Dass es von Woche zu Woche besser ging, konnte er auch an den gemeinsamen Trainingseinheiten mit dem Deutschen Halbmarathon-Meister Manuel Stöckert (SC Ostheim) feststellen, der zum Tempotraining nach Erfurt angereist kam. Ein 15-Kilometer-Wettkampf in Nijmwegen (Niederlande) verlief als Crashtest mit 46:52 Minuten durchaus zufriedenstellend, der nötige Motivationskick für den Bietigheimer Silvesterlauf zum Ende des Jahres 2014.
Verletzung durch Hindernis-Training?
Dabei hatte das Jahr 2014 für Rico Schwarz noch recht passabel angefangen. Er wurde Siebter über 3.000 Meter bei der Hallen-DM in Leipzig, im Crosslauf verlor er DM-Bronze nur knapp gegen den wie entfesselt heranstürmenden Timo Benitz (LG farbtex Nordschwarzwald), anschließend absolvierte er mit einigen Mittelstreckenläufern um Carsten Schlangen (LG Nord Berlin) ein gutes Trainingslager im US-Höhenzentrum in Flagstaff. "Dort lief es wirklich super!"

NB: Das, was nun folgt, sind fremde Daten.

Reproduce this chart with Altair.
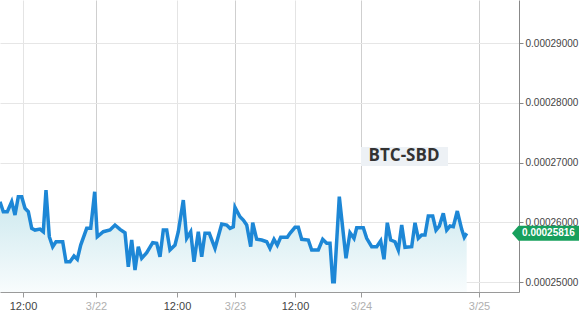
import altair as alt
import pandas as pd

# time position (chart index units) and BTC-SBD price
t = [0, 3.3, 7.3, 11.7, 15, 18.3, 21.7, 25, 28.3, 31.7, 35, 40, 43.3, 46, 49.3, 52.7, 56, 62.7, 66, 70,
     74, 77.3, 80.7, 86.7, 90.7, 94.7, 97.3, 103.3, 110, 115, 120, 125, 128.3, 131.7, 135, 138.3, 141.7, 146.7, 152.7, 156.7,
     160, 163.3, 166.7, 170, 175, 178.3, 183.3, 186.7, 190.7, 194, 198.3, 201.7, 205, 209.3, 215, 221.7, 226.7, 230, 233.3, 235,
     240, 243.3, 246.7, 250.7, 252.7, 256.7, 261.7, 266.7, 270, 274, 277.3, 280.7, 287.3, 290, 295, 298.3, 301.7, 308.3, 311.7, 318.3,
     322.7, 326.7, 330, 332.7, 334.3, 339.3, 346, 350, 354, 356.7, 363.3, 366.7, 371.7, 376.7, 380.7, 384, 387.3, 390.7, 395, 398.3,
     401.7, 405, 411.7, 415, 418.3, 421.7, 425, 428.3, 432.7, 436, 439.3, 443.3, 446.7, 450, 453.3, 457.3, 461.7, 464.3, 466.7]
price = [0.00026344, 0.00026177, 0.00026177, 0.00026344, 0.00026121, 0.00026428, 0.00026428, 0.00026233, 0.00026177, 0.00025899,
         0.00025870, 0.00025887, 0.00025842, 0.00026540, 0.00025758, 0.00025591, 0.00025674, 0.00025674, 0.00025340, 0.00025340,
         0.00025435, 0.00025380, 0.00025619, 0.00025899, 0.00025899, 0.00026511, 0.00025758, 0.00025842, 0.00025870, 0.00025954,
         0.00025882, 0.00025825, 0.00025256, 0.00025703, 0.00025201, 0.00025591, 0.00025397, 0.00025490, 0.00025658, 0.00025648,
         0.00025423, 0.00025870, 0.00025870, 0.00025536, 0.00025619, 0.00025842, 0.00026372, 0.00025731, 0.00025842, 0.00025340,
         0.00025842, 0.00025423, 0.00025815, 0.00025815, 0.00025564, 0.00025971, 0.00025954, 0.00025899, 0.00025925, 0.00026250,
         0.00026093, 0.00026038, 0.00025954, 0.00025591, 0.00025992, 0.00025715, 0.00025703, 0.00025674, 0.00025564, 0.00025715,
         0.00025619, 0.00025748, 0.00025748, 0.00025815, 0.00025915, 0.00025915, 0.00025715, 0.00025703, 0.00025536, 0.00025536,
         0.00025715, 0.00025648, 0.00025648, 0.00025005, 0.00025005, 0.00026428, 0.00025397, 0.00025825, 0.00025731, 0.00025909,
         0.00025909, 0.00025731, 0.00025591, 0.00025591, 0.00025691, 0.00025380, 0.00025992, 0.00025703, 0.00025674, 0.00025536,
         0.00025954, 0.00025581, 0.00025591, 0.00025992, 0.00025731, 0.00025787, 0.00025787, 0.00026105, 0.00026105, 0.00025870,
         0.00025937, 0.00026150, 0.00025870, 0.00025937, 0.00025925, 0.00026188, 0.00025882, 0.00025748, 0.00025816]

x_ticks = [23, 96, 177, 235, 295, 361, 479]
x_labels = ["12:00", "3/22", "12:00", "3/23", "12:00", "3/24", "3/25"]
date_ticks = [96, 235, 361, 479]
y_ticks = [0.00025, 0.00026, 0.00027, 0.00028, 0.00029]
last_price = 0.00025816
pair = "BTC-SBD"

X_DOMAIN = [0, 519]
Y_DOMAIN = [0.00024833, 0.0002972]

df = pd.DataFrame({"t": t, "price": price})
df_last = pd.DataFrame({"price": [last_price], "label": [f"{last_price:.8f}"]})
df_pair = pd.DataFrame({"name": [pair]})

label_expr = "".join(
    f"datum.value == {p} ? '{l}' : " for p, l in zip(x_ticks, x_labels)
) + "''"
date_test = "indexof([" + ",".join(str(d) for d in date_ticks) + "], datum.value) >= 0"

FONT = "Liberation Sans"

x_enc = alt.X(
    "t:Q",
    scale=alt.Scale(domain=X_DOMAIN, nice=False, zero=False),
    axis=alt.Axis(
        values=x_ticks, labelExpr=label_expr, title=None, grid=True,
        gridColor={"condition": {"test": date_test, "value": "#cfcfcf"}, "value": "#e4e4e4"},
        labelColor={"condition": {"test": date_test, "value": "#b0b0b0"}, "value": "#444444"},
        domainColor="#9a9a9a", tickColor="#9a9a9a", tickSize=5, labelPadding=3,
        labelFontSize=11, labelFont=FONT, labelAngle=0, labelFlush=False, labelOverlap=False,
    ),
)
y_enc = alt.Y(
    "price:Q",
    scale=alt.Scale(domain=Y_DOMAIN, nice=False, zero=False),
    axis=alt.Axis(
        orient="right", values=y_ticks, format=".8f", title=None,
        gridColor="#e6e6e6", domainColor="#888888", tickColor="#888888",
        tickSize=4, labelPadding=2, labelFontSize=10, labelColor="#444444", labelFont=FONT,
    ),
)

area = alt.Chart(df).mark_area(
    clip=True,
    color=alt.Gradient(
        gradient="linear",
        stops=[alt.GradientStop(color="#c9e7ed", offset=0),
               alt.GradientStop(color="#f8fcfd", offset=1)],
        x1=1, x2=1, y1=0, y2=1,
    ),
).encode(x=x_enc, y=y_enc, y2=alt.datum(Y_DOMAIN[0]))

line = alt.Chart(df).mark_line(clip=True, color="#1d87d6", strokeWidth=3.5, strokeJoin="miter").encode(
    x="t:Q", y="price:Q"
)

tag = alt.Chart(df_last).mark_point(
    shape="M -1 0 L -0.824 -0.203 L 1 -0.203 L 1 0.203 L -0.824 0.203 Z",
    size=74 * 74, filled=True, color="#17a05d", opacity=1, strokeWidth=0,
).encode(x=alt.value(549), y="price:Q")

tag_text = alt.Chart(df_last).mark_text(
    color="white", fontSize=10, font=FONT, fontWeight="bold", align="center", baseline="middle",
).encode(x=alt.value(548.5), y="price:Q", text="label:N")

pair_bg = alt.Chart(df_pair).mark_rect(color="#edf1f5").encode(
    x=alt.value(361), x2=alt.value(448), y=alt.value(147), y2=alt.value(166)
)
pair_text = alt.Chart(df_pair).mark_text(
    fontSize=17, fontWeight="bold", font="Open Sans", color="#333333", align="center", baseline="middle",
).encode(x=alt.value(404), y=alt.value(156), text="name:N")

chart = alt.layer(area, line, tag, tag_text, pair_bg, pair_text).properties(
    width=519, height=292,
    autosize=alt.AutoSizeParams(type="none"),
    padding={"left": 0, "top": 0, "right": 60, "bottom": 22},
    background="white",
).configure_view(stroke=None)

chart.save("out.html", embed_options={"renderer": "svg", "actions": False})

Die 10.000-Meter-Meisterschaften ließ Schwarz zugunsten der Regeneration und der bevorstehenden Orientierung auf das Hindernislaufen sausen. Sein erstes Saisonrennen über die Hindernisse wurde dann aber zum Debakel. "Ich denke, dass ich mir diesen Riss beim Hindernistraining geholt habe", sucht Rico Schwarz nach einer Ursache für die Verletzung. Nicht zuletzt soll deshalb diese Disziplin aus seinem Programm gestrichen bleiben.
Hallenrennen und Halbmarathon-DM
Am Samstag reist Rico Schwarz mit einer Thüringer Mittelstreckengruppe nach Monte Gordo (Portugal). Anschließend plant er mit einigen nationalen Hallenrennen ("Für die internationalen Meetings fehlen mir die entsprechenden Zeiten!") und im April mit dem Start bei den Deutschen Halbmarathon-Mmeisterschaften in Husum - vorausgesetzt, die Form nach einem vorgeschalteten Höhentrainingslager in Kenia stimmt.
Rico Schwarz weiß nur zu gut, dass mit dem Sieg in Bietigheim noch nichts erreicht ist - außer einem kleinen Ausrufezeichen am Ende des Jahres 2014. Das Hauptaugenmerk des Erfurters gilt trotz gelegentlicher Ausflüge auf die Straße weiterhin eindeutig den Rennen auf der Bahn. "In der Laufszene hat sich 2014 einiges getan. Es war ärgerlich, dass ich dabei zusehen musste!" Das soll ihm so schnell nicht noch einmal passieren.